## REQUEST
Skip all pictures, then copy the lines from the start of the data through the line with "[align=center, jptext] (inet)", keeping both ends.
****************
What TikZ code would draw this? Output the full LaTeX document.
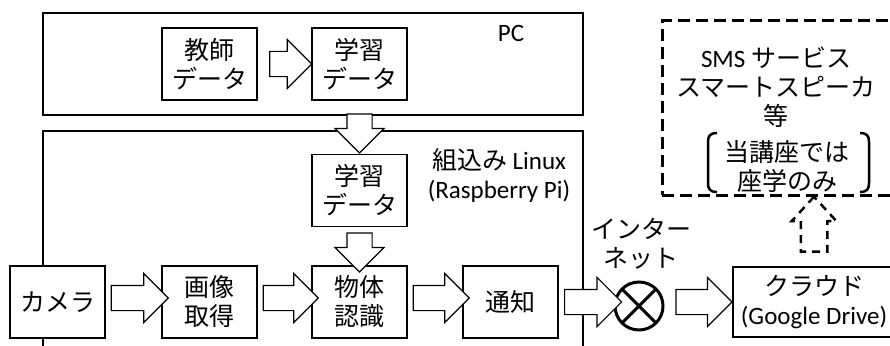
\documentclass[tikz,border=0pt]{standalone}
\usepackage{fontspec}
\setmainfont{Carlito}
\newfontfamily\jp{Noto Sans CJK JP}
\usetikzlibrary{shapes.arrows}

\tikzset{
  every node/.style={font=\fontsize{25}{29}\selectfont},
  jptext/.style={font=\fontsize{25}{29}\selectfont\jp},
  box/.style={draw, fill=white, line width=1.2pt, minimum width=95pt, minimum height=72pt, align=center, inner sep=0pt},
  fatarrow/.style={single arrow, draw, fill=white, line width=1.2pt, inner sep=0pt, inner ysep=12pt,
    single arrow head extend=12pt, single arrow tip angle=90, minimum height=#1},
  fatarrow/.default=56pt,
  pointdown/.style={shape border rotate=270, inner ysep=0pt, inner xsep=12pt},
  pointup/.style={shape border rotate=90, inner ysep=0pt, inner xsep=12pt},
}

\begin{document}
\begin{tikzpicture}[x=1pt,y=1pt,yscale=-1,xscale=1]
\useasboundingbox (0,0) rectangle (890,345);
\clip (0,0) rectangle (890,345);

%Shape: Rectangle [PC]
\draw [line width=1.2pt] (43,13) rectangle (583,115);
%Shape: Rectangle [embedded board]
\draw [line width=1.2pt] (43,131) rectangle (583,370);

% Text Node
\node (pc) at (511,33) {PC};
% Text Node
\node [align=center] (linux) at (499,176) {{\jp 組込み} Linux\\(Raspberry Pi)};

% blocks
\node [box, jptext] (teacher) at (209.5,64) {教師\\データ};
\node [box, jptext] (learnpc) at (359.5,64) {学習\\データ};
\node [box, jptext] (learnpi) at (359.5,190.5) {学習\\データ};
\node [box, jptext] (camera) at (57.5,302) {カメラ};
\node [box, jptext] (capture) at (209.5,302) {画像\\取得};
\node [box, jptext] (detect) at (359.5,302) {物体\\認識};
\node [box, jptext] (notify) at (510.5,302) {通知};
\node [box, minimum width=162pt, minimum height=70pt] (cloud) at (814,302) {{\jp クラウド}\\(Google Drive)};

%Shape: Circle [internet]
\node [circle, draw, line width=3pt, minimum size=48pt, inner sep=0pt, outer sep=0pt] (net) at (639,306) {};
\draw [line width=3pt] (net.north west) -- (net.south east) (net.north east) -- (net.south west);
% Text Node
\node [align=center, jptext] (inet) at (641,244) {インター\\ネット};

%Shape: Rectangle [dashed services]
\node [draw, line width=3pt, dash pattern=on 12pt off 6pt, minimum width=233pt, minimum height=174pt] (sms) at (778.5,108) {};
% Text Node
\node [align=center] (services) at (776,87) {SMS {\jp サービス}\\{\jp スマートスピーカ}\\{\jp 等}};
% Text Node
\node [align=center, jptext] (note) at (787,167) {当講座では\\座学のみ};
%Shape: Brackets
\draw [line width=2.5pt] (717,133) .. controls (710,133) and (708,136) .. (708,142) -- (708,183) .. controls (708,189) and (710,192) .. (717,192);
\draw [line width=2.5pt] (860,133) .. controls (867,133) and (869,136) .. (869,142) -- (869,183) .. controls (869,189) and (867,192) .. (860,192);

% block arrows
\path (teacher.east) -- node [fatarrow=42pt] {} (learnpc.west);
\path (learnpc.south) -- node [fatarrow=39pt, pointdown] {} (learnpi.north);
\path (learnpi.south) -- node [fatarrow=39pt, pointdown] {} (detect.north);
\path ([yshift=-4pt]camera.east) -- node [fatarrow=57pt] {} ([yshift=-4pt]capture.west);
\path ([yshift=-4pt]capture.east) -- node [fatarrow=55pt] {} ([yshift=-4pt]detect.west);
\path ([yshift=-4pt]detect.east) -- node [fatarrow=56pt] {} ([yshift=-4pt]notify.west);
\path ([yshift=-4pt]notify.east) -- node [fatarrow=57pt] {} (net.west);
\path (net.east) -- node [fatarrow=56pt] {} ([yshift=-4pt]cloud.west);
\path (cloud.north) -- node [fatarrow=55pt, pointup, line width=2.5pt, dash pattern=on 8pt off 6pt,
  single arrow head extend=9pt, single arrow tip angle=85] {} (cloud.north |- sms.south);

\end{tikzpicture}
\end{document}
****************
## ANSWER TO THIS EXERCISE
What TikZ code would draw this? Output the full LaTeX document.
\documentclass[tikz,border=0pt]{standalone}
\usepackage{fontspec}
\setmainfont{Carlito}
\newfontfamily\jp{Noto Sans CJK JP}
\usetikzlibrary{shapes.arrows}

\tikzset{
  every node/.style={font=\fontsize{25}{29}\selectfont},
  jptext/.style={font=\fontsize{25}{29}\selectfont\jp},
  box/.style={draw, fill=white, line width=1.2pt, minimum width=95pt, minimum height=72pt, align=center, inner sep=0pt},
  fatarrow/.style={single arrow, draw, fill=white, line width=1.2pt, inner sep=0pt, inner ysep=12pt,
    single arrow head extend=12pt, single arrow tip angle=90, minimum height=#1},
  fatarrow/.default=56pt,
  pointdown/.style={shape border rotate=270, inner ysep=0pt, inner xsep=12pt},
  pointup/.style={shape border rotate=90, inner ysep=0pt, inner xsep=12pt},
}

\begin{document}
\begin{tikzpicture}[x=1pt,y=1pt,yscale=-1,xscale=1]
\useasboundingbox (0,0) rectangle (890,345);
\clip (0,0) rectangle (890,345);

%Shape: Rectangle [PC]
\draw [line width=1.2pt] (43,13) rectangle (583,115);
%Shape: Rectangle [embedded board]
\draw [line width=1.2pt] (43,131) rectangle (583,370);

% Text Node
\node (pc) at (511,33) {PC};
% Text Node
\node [align=center] (linux) at (499,176) {{\jp 組込み} Linux\\(Raspberry Pi)};

% blocks
\node [box, jptext] (teacher) at (209.5,64) {教師\\データ};
\node [box, jptext] (learnpc) at (359.5,64) {学習\\データ};
\node [box, jptext] (learnpi) at (359.5,190.5) {学習\\データ};
\node [box, jptext] (camera) at (57.5,302) {カメラ};
\node [box, jptext] (capture) at (209.5,302) {画像\\取得};
\node [box, jptext] (detect) at (359.5,302) {物体\\認識};
\node [box, jptext] (notify) at (510.5,302) {通知};
\node [box, minimum width=162pt, minimum height=70pt] (cloud) at (814,302) {{\jp クラウド}\\(Google Drive)};

%Shape: Circle [internet]
\node [circle, draw, line width=3pt, minimum size=48pt, inner sep=0pt, outer sep=0pt] (net) at (639,306) {};
\draw [line width=3pt] (net.north west) -- (net.south east) (net.north east) -- (net.south west);
% Text Node
\node [align=center, jptext] (inet) at (641,244) {インター\\ネット};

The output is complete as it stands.